I was in for a bit of a surprise when I went to the tourist office and discovered that the executive at Scandinavian Airlines who would make our reservations didn’t think anybody would sign up for the tour so he didn’t bother making reservations either in Kitzbuhel or any of the other resorts we would be visiting. I definitely had my work cut out for me. We were somehow able to find a room for everyone in several different hotels.

After I showed them some of the endless runs in several of the resorts, we got to the point where the skiers were enjoying themselves and I finally got to take a few shots for my movie.

The cable railways were then as they are today, the highlight of the trip, especially the one in Zermatt, Switzerland. If viewing the Matterhorn in all its glory doesn’t change a person’s perspective on things, I don’t think they ever will.

In those three weeks among the 14 people we had thousands of good times but I should have learned my lesson and never done a second one. When I stayed in Zurs that first year, I spent four nights sleeping in a small bathroom on a sheet of plywood on top of a bathtub.

If you’re a slow learner, you’re a slow learner.

To get those European photographs of skiing in the early days, most of the skiing was on south slopes because the Swiss ski resorts had been tuberculosis sanitariums in the years before they were ski resorts.

I have a lot of memorabilia from those days, most of which is in boxes somewhere in the basement of our Orcas Island home. One thing I do have is only good memories, such as 14 people and myself all clomping onto a Scandinavian Airlines plane in our ski boots to save excess baggage weight. We were only allowed 44 pounds of stuff when you fly to Europe and a man from Montreal on one of my tours took his curling stone with him instead of a pair of skis. I found out after we got there that he put most of his clothes on under his overcoat to save weight.

Another one of my ski trip travelers was a veteran of World War II who had been fighting his way across Europe a decade earlier and was afraid to go out of the hotel unless he was with me.

Over the years several people came on the tour because they thought they were hot skiers and would wind up in my annual film. They weren’t as hot as they thought so that never happened (except in some of the comedy sequences).

A long time friend of mine always drove a new Volkswagen bug and went everywhere I took my tour group.

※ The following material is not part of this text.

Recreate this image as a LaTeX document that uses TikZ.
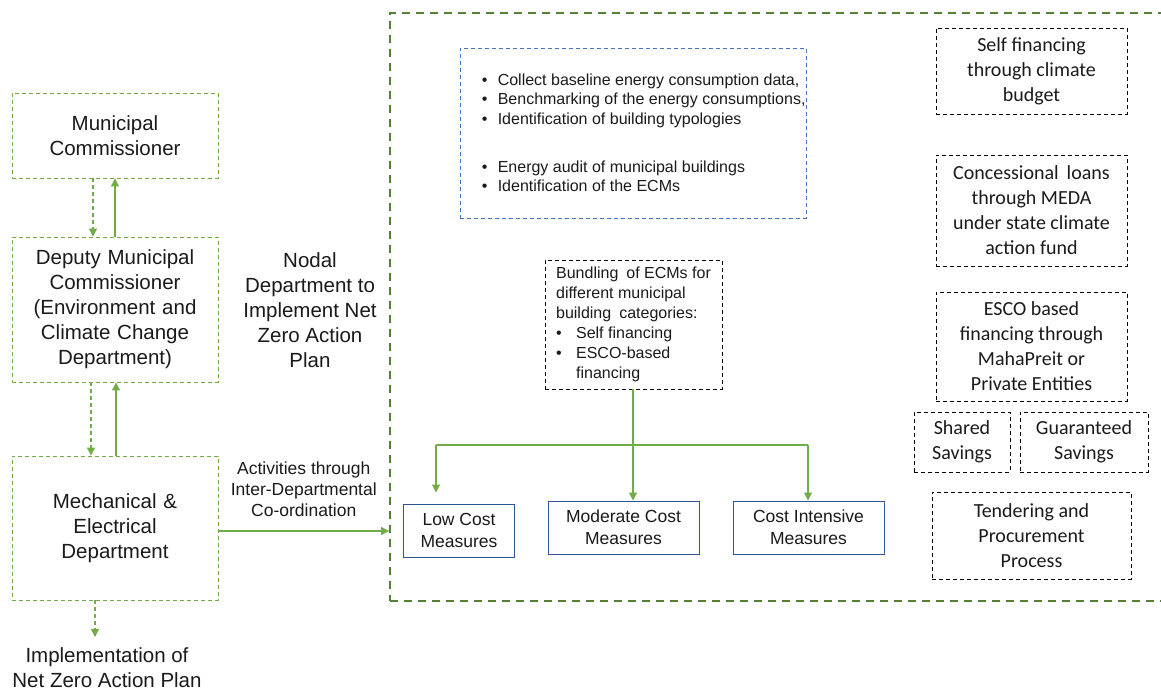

The last three years we skied together when the tour was over I climbed into Sam’s Volkswagen bug and traveled to some resorts that I had never film before, such as Cortina, Italy.

Sam explained to me that I could buy a Volkswagen bug in Germany for between $850 at $900, drive it all over Europe and then ship it to Los Angeles and sell it for $100 more than I paid for it. So I did that for many years, including in 1960 when I purchased a Porsche. It was quite a car but after getting it back into the states, I was driving down a windy road in the rain and began sliding. Scared to death, I put the car up for sale the next day. It was such a new car design to U.S. drivers that it took a while to sell but I finally got all my money out.

The money I saved, of course, was spent on Kodachrome so I could bring better movies to the audiences across America.